[U-Boot] [PATCH 1/2] gpio: Add DW APB GPIO driver

Simon Glass sjg at chromium.org
Fri Aug 7 22:37:54 CEST 2015


Hi Marek,

On 7 August 2015 at 14:35, Marek Vasut <marex at denx.de> wrote:
> On Friday, August 07, 2015 at 09:13:45 PM, Simon Glass wrote:
>> Hi Marek,
>
> Hi!
>
>> On 5 August 2015 at 19:49, Marek Vasut <marex at denx.de> wrote:
>> > On Wednesday, August 05, 2015 at 04:39:33 PM, Simon Glass wrote:
>> >> Hi Marek,
>> >
>> > Hi Simon,
>
> [...]
>
>> >> It's up to you.
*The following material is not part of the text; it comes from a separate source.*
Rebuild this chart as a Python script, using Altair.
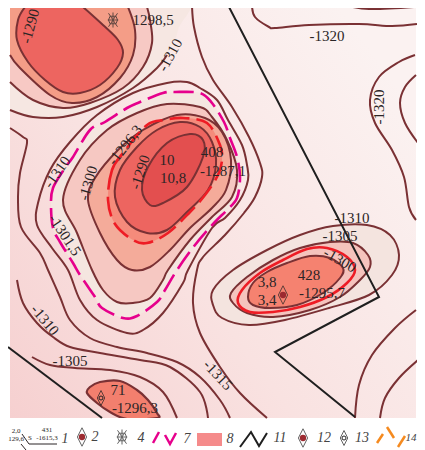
import altair as alt
import pandas as pd

DARK = "#7a3134"
INK = "#2b2526"
FONT = "Liberation Serif"
SX = alt.Scale(domain=[10, 416], nice=False, zero=False)
SY = alt.Scale(domain=[418, 8], nice=False, zero=False)

# --- contours (map coordinates) ---
ul_f = [(25,7),(18,20),(17,40),(28,62),(45,80),(63,92),(80,93),(100,85),(117,68),(123,53),(118,40),(103,25),(83,7)]
ul_e = [(10,55),(20,68),(50,95),(72,103),(97,97),(120,78),(133,55),(135,30),(128,7)]
ul_d = [(10,82),(33,100),(63,108),(90,103),(123,88),(143,67),(152,43),(150,20),(147,7)]
ul_c = [(10,110),(33,117),(63,117),(97,107),(133,88),(157,68),(167,55)]
ul_c_fill = [(178,30),(178,-8),(-8,-8),(-8,110)]
ul_d_fill = [(147,-8),(-8,-8),(-8,82)]
ul_e_fill = [(128,-8),(-8,-8),(-8,55)]
ul_f_fill = [(83,-8),(25,-8)]

c_c = [(37,225),(38,203),(50,170),(70,142),(97,115),(133,93),(167,83),(187,82),(200,88),(217,100),(228,120),(242,145),(247,165),(248,180),(240,200),(225,218),(212,228),(188,270),(183,283),(163,313),(143,330),(127,333),(97,320),(80,300),(68,270),(52,248)]
c_pink = [(51,205),(53,188),(65,168),(73,157),(90,130),(105,122),(127,108),(140,102),(163,93),(175,92),(200,93),(212,103),(224,122),(230,138),(237,157),(240,177),(237,198),(227,210),(214,223),(195,245),(177,270),(165,290),(157,302),(137,316),(123,318),(102,308),(95,297),(80,275),(73,263),(60,242),(53,228)]
c_d = [(63,200),(80,160),(107,130),(137,113),(167,104),(200,107),(212,117),(227,140),(237,170),(232,197),(212,217),(190,240),(168,270),(163,280),(150,298),(133,303),(117,302),(103,290),(92,270),(77,233)]
c_e = [(88,200),(95,178),(118,150),(143,130),(177,115),(205,118),(222,132),(231,160),(226,190),(212,208),(190,228),(170,250),(150,267),(132,270),(117,260),(100,233)]
c_red = [(108,200),(112,170),(123,153),(147,125),(165,120),(183,118),(207,123),(220,145),(222,160),(218,175),(205,195),(190,212),(168,233),(147,243),(133,240),(115,224)]
c_f = [(115,197),(120,170),(137,147),(157,130),(180,122),(200,127),(212,142),(216,165),(208,190),(187,212),(167,230),(147,233),(127,222)]
c_g = [(142,190),(148,167),(167,143),(190,134),(203,140),(203,157),(187,187),(163,203),(150,205)]

lr_outer = [(213,290),(233,270),(267,250),(300,235),(333,226),(367,225),(390,235),(399,255),(392,275),(369,295),(329,308),(285,320),(249,325),(222,318),(213,305)]
lr_d = [(231,293),(247,277),(273,260),(300,248),(330,242),(353,243),(368,255),(370,267),(360,280),(340,297),(310,310),(273,317),(247,313),(233,303)]
lr_red = [(238,303),(242,290),(260,273),(283,260),(307,249),(327,248),(347,257),(355,270),(347,283),(327,297),(300,307),(273,312),(250,312)]
lr_in = [(248,297),(253,283),(267,272),(287,263),(310,256),(330,258),(343,268),(340,278),(323,293),(297,305),(270,308),(253,305)]
small = [(87,393),(90,387),(100,382),(120,381),(137,390),(148,400),(157,413),(157,418),(127,419),(110,412),(97,403)]

open_lines = [
    [(192,5),(194,27),(202,57),(213,80),(232,107),(249,137),(260,163),(262,177),(255,197),(244,213),(225,235),(203,257),(197,270),(193,303),(200,333),(220,367),(240,393),(267,418)],
    [(10,128),(23,137),(27,143),(20,173),(18,197),(21,227),(40,253),(48,270),(60,297),(70,320),(90,338),(117,347),(147,353),(177,362),(200,377),(220,400),(230,418)],
    [(17,280),(23,303),(37,323),(53,337),(70,347),(100,353),(140,360),(170,367),(200,392),(208,418)],
    [(32,357),(50,365),(75,368),(110,370),(140,377),(163,392),(177,418)],
    [(252,5),(255,17),(269,27),(275,28),(309,25),(359,24),(392,26),(417,24)],
    [(297,4),(339,5),(369,9),(414,7)],
    [(415,55),(399,62),(379,77),(370,100),(375,123),(392,150),(404,177),(409,207),(416,220)],
    [(416,75),(405,87),(400,103),(405,123),(418,143)],
    [(416,310),(395,328),(372,355),(359,385),(355,418)],
    [(418,360),(399,378),(385,398),(380,418)],
    ul_f, ul_e, ul_d, ul_c,
]
faults = [
    [(229,7),(379,297),(275,352),(355,417)],
    [(8,347),(102,418)],
]

labels = [
    ("1298,5",153,20,0),("-1320",327,36,0),("-1320",379,107,270),("-1290",30,26,285),
    ("-1310",170,55,299),("-1296,3",125,145,308),("-1290",140,172,288),("10",167,160,0),
    ("10,8",173,178,0),("408",212,152,0),("-1287,1",223,171,0),("-1300",88,183,286),
    ("-1310",57,172,305),("-1301,5",65,235,56),("-1310",45,320,50),("-1305",70,361,0),
    ("71",118,390,0),("-1296,3",135,408,0),("-1315",218,375,47),("-1310",352,218,0),
    ("-1305",340,236,0),("-1300",340,260,30),("428",309,275,0),("-1295,7",322,293,0),
    ("3,8",267,282,0),("3,4",267,300,0),
]
small_labels = [("2,0",16,431),("129,6",16,439),("S",30,438),("431",47,430),("-1615,3",47,438)]
legend_nums = [("1",65,439),("2",95,437),("4",141,438),("7",187,439),("8",230,439),("11",280,438),("12",324,438),("13",362,438)]
legend_last = [("14",411,438)]

legend_lines = [
    ([(22,434),(29,444),(57,444)], INK, 1),
    ([(21,444),(26,450)], INK, 1),
    ([(153,443),(159,432)], "#e6008c", 2.5),
    ([(165,435),(170,444),(176,433)], "#e6008c", 2.5),
    ([(240,447),(251,432),(259,446),(267,433)], "#1f1f1f", 2),
    ([(377,443),(383,434)], "#f58a1f", 2.5),
    ([(387,427),(394,438)], "#f58a1f", 2.5),
    ([(398,447),(405,436)], "#f58a1f", 2.5),
]
diamond_pts = [(283,295),(82,437),(303,438)]
diamond_open_pts = [(101,398),(344,438)]
star_pts = [(113,20),(122,437)]
swatch = [(197,433,222,446)]

DIAMOND = "M0,-1L0.5,0L0,1L-0.5,0Z"
STAR = "M-0.6,-0.9L0.6,0.9M0.6,-0.9L-0.6,0.9M0,-1L0,1M-0.7,0L0.7,0M-0.4,-0.5L0.4,-0.5L0.6,0L0.4,0.5L-0.4,0.5L-0.6,0Z"


def enc(**kw):
    return dict(x=alt.X("x:Q", scale=SX, axis=None), y=alt.Y("y:Q", scale=SY, axis=None), **kw)


def frame(pts):
    return pd.DataFrame([{"x": p[0], "y": p[1], "i": n} for n, p in enumerate(pts)])


def poly(pts, fill=None, stroke=None, width=2, dash=None):
    kw = dict(interpolate="cardinal-closed", clip=True, strokeWidth=width)
    if dash:
        kw["strokeDash"] = dash
    e = enc(order="i:Q")
    e["fill"] = alt.value(fill) if fill else alt.value("transparent")
    e["stroke"] = alt.value(stroke) if stroke else alt.value("transparent")
    return alt.Chart(frame(pts)).mark_line(**kw).encode(**e)


def line(pts, color=DARK, width=2, interp="cardinal"):
    return alt.Chart(frame(pts)).mark_line(interpolate=interp, color=color, strokeWidth=width).encode(**enc(order="i:Q"))


bg = alt.Chart(pd.DataFrame([{"x": 10, "x1": 416, "y": 8, "y1": 418}])).mark_rect(
    fill=alt.LinearGradient(gradient="linear", x1=0, y1=1, x2=1, y2=0.25, stops=[
        alt.GradientStop(color="#f6d0d0", offset=0),
        alt.GradientStop(color="#f9e2e1", offset=0.45),
        alt.GradientStop(color="#fbf2f1", offset=1),
    ])
).encode(x=alt.X("x:Q", scale=SX, axis=None), x2="x1:Q", y=alt.Y("y:Q", scale=SY, axis=None), y2="y1:Q")

layers = [bg]
layers += [
    poly(ul_c + ul_c_fill, "#f6e7e2"), poly(ul_d + ul_d_fill, "#f7c9c4"),
    poly(ul_e + ul_e_fill, "#f49d87"), poly(ul_f + ul_f_fill, "#ed6560"),
    poly(c_pink, "#f5e6e0"), poly(c_d, "#f6c8c2"), poly(c_e, "#f4ab9a"),
    poly(c_red, "#f58b7b"), poly(c_f, "#ed6560"), poly(c_g, "#e34f4f"),
    poly(lr_outer, "#f4e4df"), poly(lr_d, "#f5c3bd"), poly(lr_red, "#f5c3bd"), poly(lr_in, "#f58270"),
    poly(small, "#f37f6e", DARK, 2.2),
]
layers += [line(p) for p in open_lines]
layers += [poly(p, None, DARK) for p in (c_c, c_d, c_e, c_f, c_g, lr_outer, lr_d, lr_in)]
layers += [
    poly(c_pink, None, "#e6008c", 2.6, [20, 7]),
    poly(c_red, None, "#ee1c25", 2.6, [20, 7]),
    poly(lr_red, None, "#ee1c25", 2.6),
]
layers += [line(p, "#1f1f1f", 2, "linear") for p in faults]
layers += [line(p, c, w, "linear") for p, c, w in legend_lines]

layers.append(alt.Chart(pd.DataFrame([dict(zip(["x","y","x1","y1"], s)) for s in swatch])).mark_rect(color="#f58b8b").encode(
    x=alt.X("x:Q", scale=SX, axis=None), x2="x1:Q", y=alt.Y("y:Q", scale=SY, axis=None), y2="y1:Q"))

layers.append(alt.Chart(frame(diamond_pts)).mark_point(shape=DIAMOND, size=340, filled=False, color="#222", strokeWidth=1).encode(**enc()))
layers.append(alt.Chart(frame(diamond_pts)).mark_circle(size=40, color="#9c2a30", opacity=1).encode(**enc()))
layers.append(alt.Chart(frame(diamond_open_pts)).mark_point(shape=DIAMOND, size=225, filled=False, color="#222", strokeWidth=1).encode(**enc()))
layers.append(alt.Chart(frame(diamond_open_pts)).mark_point(shape="circle", size=16, filled=False, color="#222", strokeWidth=1, opacity=1).encode(**enc()))
layers.append(alt.Chart(frame(star_pts)).mark_point(shape=STAR, size=225, filled=False, color="#222", strokeWidth=1).encode(**enc()))

lab = pd.DataFrame(labels, columns=["t", "x", "y", "a"])
for a, g in lab.groupby("a"):
    layers.append(alt.Chart(g).mark_text(font=FONT, fontSize=15, color=INK, angle=int(a), align="center", baseline="middle").encode(**enc(text="t:N")))
layers.append(alt.Chart(pd.DataFrame(small_labels, columns=["t", "x", "y"])).mark_text(font=FONT, fontSize=7, color=INK, baseline="middle").encode(**enc(text="t:N")))
layers.append(alt.Chart(pd.DataFrame(legend_nums, columns=["t", "x", "y"])).mark_text(font=FONT, fontSize=14, fontStyle="italic", color="#444", baseline="middle").encode(**enc(text="t:N")))
layers.append(alt.Chart(pd.DataFrame(legend_last, columns=["t", "x", "y"])).mark_text(font=FONT, fontSize=11, fontStyle="italic", color="#444", baseline="middle").encode(**enc(text="t:N")))

chart = alt.layer(*layers).properties(
    width=406, height=410,
    padding={"left": 2, "top": 0, "right": 1, "bottom": 32},
    autosize=alt.AutoSizeParams(type="none"),
).configure_view(stroke=None)

chart.save("out.html", embed_options={"renderer": "svg", "actions": False})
Normally each bank has a name and the datasheet
>> >> specifies it. In your case if not you could think about a naming
>> >> scheme.
>> >
>> > Can you please take a look into arch/arm/dts/socfpga.dtsi ?
>> > The system has three GPIO controllers (look for gpio0, gpio1, gpio2)
>> > and each of these controllers has one bank (porta, portb, portc) .
>> >
>> > I can name my gpios portxN , where x is either of a,b,c and N is the
>> > GPIO number. The problem is, I cannot determine in dwapb_gpio_bind()
>> > which one is "porta", "portb" and "portc" because all I have is the
>> > physical addess of the GPIO controller and the index of the bank in
>> > the namespace of that controller.
>> >
>> > Sure, I can do some sort of global counting in the driver, but I would
>> > like to avoid that sort of thing. I can also add some kind of ad-hoc DT
>> > prop, but that's also not a good idea I think. Do you have any suggestion
>> > for me please ?
>>
>> One option is to use the device tree node name but it isn't very
>> friendly - gpio0 at xxxxx.
>
> That's what I do now pretty much.
>
>> You could perhaps add a new property like 'bank-name'?
>
> Do we want to add ad-hoc DT nodes which are
> a) Not describing hardware
> b) Not part of the official DT bindings for that platform
> ?
>
> Is that really a way to go ?
>
> [...]
>

It needs to be part of the official binding. Naming the hardware is
part of the hardware definition - see for example the regulator-name
property for regulators.

Another option is to use an alias:

aliases {
   gpio0 = &gpio_0;
   gpio1 = &gpio_1;
   gpio2 = &gpio_2;
}

Then you can turn gpio0 into bank A, gpio1 into bank B, etc.